Data extracted from a collection
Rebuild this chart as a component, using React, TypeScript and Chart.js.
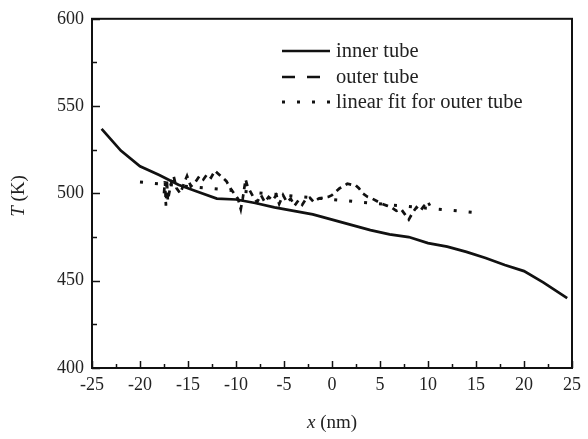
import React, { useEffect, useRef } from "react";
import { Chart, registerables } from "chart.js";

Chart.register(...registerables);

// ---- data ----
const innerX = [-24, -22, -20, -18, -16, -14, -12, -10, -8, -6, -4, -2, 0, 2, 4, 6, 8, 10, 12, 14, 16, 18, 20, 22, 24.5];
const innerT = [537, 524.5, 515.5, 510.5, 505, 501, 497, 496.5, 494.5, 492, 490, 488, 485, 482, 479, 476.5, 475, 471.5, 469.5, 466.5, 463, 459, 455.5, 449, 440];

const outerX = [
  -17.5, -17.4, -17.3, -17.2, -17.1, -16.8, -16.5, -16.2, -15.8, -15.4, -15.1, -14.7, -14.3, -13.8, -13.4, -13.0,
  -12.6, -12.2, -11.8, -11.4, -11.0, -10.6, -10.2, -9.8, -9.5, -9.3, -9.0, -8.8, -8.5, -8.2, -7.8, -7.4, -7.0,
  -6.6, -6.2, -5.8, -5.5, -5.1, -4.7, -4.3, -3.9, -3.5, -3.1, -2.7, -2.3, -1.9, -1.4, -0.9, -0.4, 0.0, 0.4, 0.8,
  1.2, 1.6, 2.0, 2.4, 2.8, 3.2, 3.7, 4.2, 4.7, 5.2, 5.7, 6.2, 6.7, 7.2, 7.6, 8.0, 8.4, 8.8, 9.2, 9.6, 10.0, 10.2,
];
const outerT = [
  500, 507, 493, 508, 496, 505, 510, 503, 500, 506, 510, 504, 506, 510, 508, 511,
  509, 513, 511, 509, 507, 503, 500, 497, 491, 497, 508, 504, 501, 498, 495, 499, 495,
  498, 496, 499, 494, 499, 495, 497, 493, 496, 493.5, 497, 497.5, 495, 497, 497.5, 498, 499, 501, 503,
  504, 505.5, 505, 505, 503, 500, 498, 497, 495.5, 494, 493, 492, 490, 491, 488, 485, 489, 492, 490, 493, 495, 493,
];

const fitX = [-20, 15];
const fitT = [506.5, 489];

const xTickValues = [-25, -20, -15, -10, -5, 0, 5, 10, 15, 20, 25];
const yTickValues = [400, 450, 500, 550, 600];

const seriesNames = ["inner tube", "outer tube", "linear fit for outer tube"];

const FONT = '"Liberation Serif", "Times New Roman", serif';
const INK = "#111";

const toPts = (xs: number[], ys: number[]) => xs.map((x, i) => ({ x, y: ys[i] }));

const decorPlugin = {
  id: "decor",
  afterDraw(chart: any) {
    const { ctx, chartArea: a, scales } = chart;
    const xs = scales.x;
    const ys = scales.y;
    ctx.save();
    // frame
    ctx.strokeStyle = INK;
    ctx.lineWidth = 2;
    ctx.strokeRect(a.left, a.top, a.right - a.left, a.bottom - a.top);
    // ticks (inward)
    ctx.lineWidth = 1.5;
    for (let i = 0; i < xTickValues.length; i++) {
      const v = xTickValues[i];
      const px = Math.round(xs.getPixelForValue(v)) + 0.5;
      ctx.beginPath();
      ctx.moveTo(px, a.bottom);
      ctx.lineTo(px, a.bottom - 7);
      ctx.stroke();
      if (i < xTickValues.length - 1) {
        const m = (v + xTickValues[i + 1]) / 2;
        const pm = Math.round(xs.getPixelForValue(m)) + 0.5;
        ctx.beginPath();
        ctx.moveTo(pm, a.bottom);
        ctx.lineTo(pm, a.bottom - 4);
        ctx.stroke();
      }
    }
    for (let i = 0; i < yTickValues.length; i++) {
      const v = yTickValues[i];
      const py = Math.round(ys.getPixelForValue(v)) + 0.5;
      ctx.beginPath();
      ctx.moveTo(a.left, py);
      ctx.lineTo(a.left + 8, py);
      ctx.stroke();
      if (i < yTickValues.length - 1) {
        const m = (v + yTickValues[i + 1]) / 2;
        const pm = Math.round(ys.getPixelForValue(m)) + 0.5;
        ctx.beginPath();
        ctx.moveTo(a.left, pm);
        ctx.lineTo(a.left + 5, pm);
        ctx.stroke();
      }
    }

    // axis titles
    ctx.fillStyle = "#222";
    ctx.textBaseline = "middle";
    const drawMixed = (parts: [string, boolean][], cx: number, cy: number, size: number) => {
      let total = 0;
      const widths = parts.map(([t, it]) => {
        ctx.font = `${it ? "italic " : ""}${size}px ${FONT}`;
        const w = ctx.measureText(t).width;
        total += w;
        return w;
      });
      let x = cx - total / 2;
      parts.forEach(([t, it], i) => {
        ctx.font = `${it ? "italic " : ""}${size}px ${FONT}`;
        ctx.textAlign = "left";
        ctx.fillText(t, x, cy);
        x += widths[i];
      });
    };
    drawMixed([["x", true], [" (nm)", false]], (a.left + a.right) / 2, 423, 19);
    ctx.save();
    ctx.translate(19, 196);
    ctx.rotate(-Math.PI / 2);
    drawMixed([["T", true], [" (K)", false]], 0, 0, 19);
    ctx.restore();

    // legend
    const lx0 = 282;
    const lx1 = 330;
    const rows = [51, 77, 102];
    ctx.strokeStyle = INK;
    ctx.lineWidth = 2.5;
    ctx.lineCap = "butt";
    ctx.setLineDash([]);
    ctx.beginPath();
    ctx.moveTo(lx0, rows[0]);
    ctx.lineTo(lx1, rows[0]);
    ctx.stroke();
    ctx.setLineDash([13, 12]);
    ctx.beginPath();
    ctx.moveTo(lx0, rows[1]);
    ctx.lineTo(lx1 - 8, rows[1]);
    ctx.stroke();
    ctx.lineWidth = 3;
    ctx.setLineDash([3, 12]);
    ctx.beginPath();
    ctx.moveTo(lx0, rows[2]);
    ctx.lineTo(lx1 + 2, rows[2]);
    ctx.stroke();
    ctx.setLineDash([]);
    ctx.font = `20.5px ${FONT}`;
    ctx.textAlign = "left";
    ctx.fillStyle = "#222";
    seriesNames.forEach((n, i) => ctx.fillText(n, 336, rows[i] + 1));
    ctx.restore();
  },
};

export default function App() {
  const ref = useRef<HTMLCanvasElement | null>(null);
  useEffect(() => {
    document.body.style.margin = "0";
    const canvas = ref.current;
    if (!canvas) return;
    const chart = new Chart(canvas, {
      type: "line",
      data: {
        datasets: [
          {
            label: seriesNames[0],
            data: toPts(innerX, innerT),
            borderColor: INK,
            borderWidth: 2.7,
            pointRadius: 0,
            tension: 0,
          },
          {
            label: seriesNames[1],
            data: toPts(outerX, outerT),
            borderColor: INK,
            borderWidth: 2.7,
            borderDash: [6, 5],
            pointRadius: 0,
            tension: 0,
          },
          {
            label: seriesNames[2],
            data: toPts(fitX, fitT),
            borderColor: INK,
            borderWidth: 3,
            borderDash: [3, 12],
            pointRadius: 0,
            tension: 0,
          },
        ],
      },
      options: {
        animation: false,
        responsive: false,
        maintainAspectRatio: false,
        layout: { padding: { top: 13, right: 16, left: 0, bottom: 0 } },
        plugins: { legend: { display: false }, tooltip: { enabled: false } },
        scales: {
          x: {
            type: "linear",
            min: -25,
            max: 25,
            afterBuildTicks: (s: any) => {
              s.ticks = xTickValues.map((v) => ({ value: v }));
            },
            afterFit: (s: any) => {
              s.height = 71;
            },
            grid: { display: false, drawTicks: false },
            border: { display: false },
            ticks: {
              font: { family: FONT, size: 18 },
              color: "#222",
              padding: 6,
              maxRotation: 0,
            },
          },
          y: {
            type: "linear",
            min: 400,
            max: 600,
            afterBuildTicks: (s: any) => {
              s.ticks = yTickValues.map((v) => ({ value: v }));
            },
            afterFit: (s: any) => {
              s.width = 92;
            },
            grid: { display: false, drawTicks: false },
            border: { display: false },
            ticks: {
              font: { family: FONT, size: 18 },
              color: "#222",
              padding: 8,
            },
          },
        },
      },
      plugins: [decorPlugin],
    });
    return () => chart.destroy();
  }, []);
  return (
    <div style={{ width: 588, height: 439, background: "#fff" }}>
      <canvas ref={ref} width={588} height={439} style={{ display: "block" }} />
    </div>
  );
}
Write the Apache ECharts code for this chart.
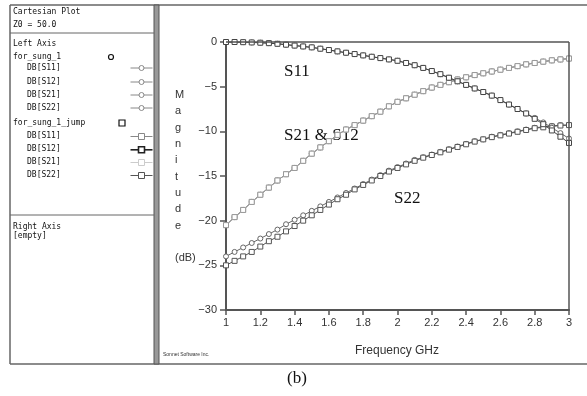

## Task requirements
Skip the pictures and restate exactly the lines from the beginning of the listing to the line with "Chart.register(...registerables);", that line included.

## Reply
Rebuild this chart as a component, using React, TypeScript and Chart.js.
import React, { useEffect, useRef } from "react";
import { Chart, registerables } from "chart.js";

Chart.register(...registerables);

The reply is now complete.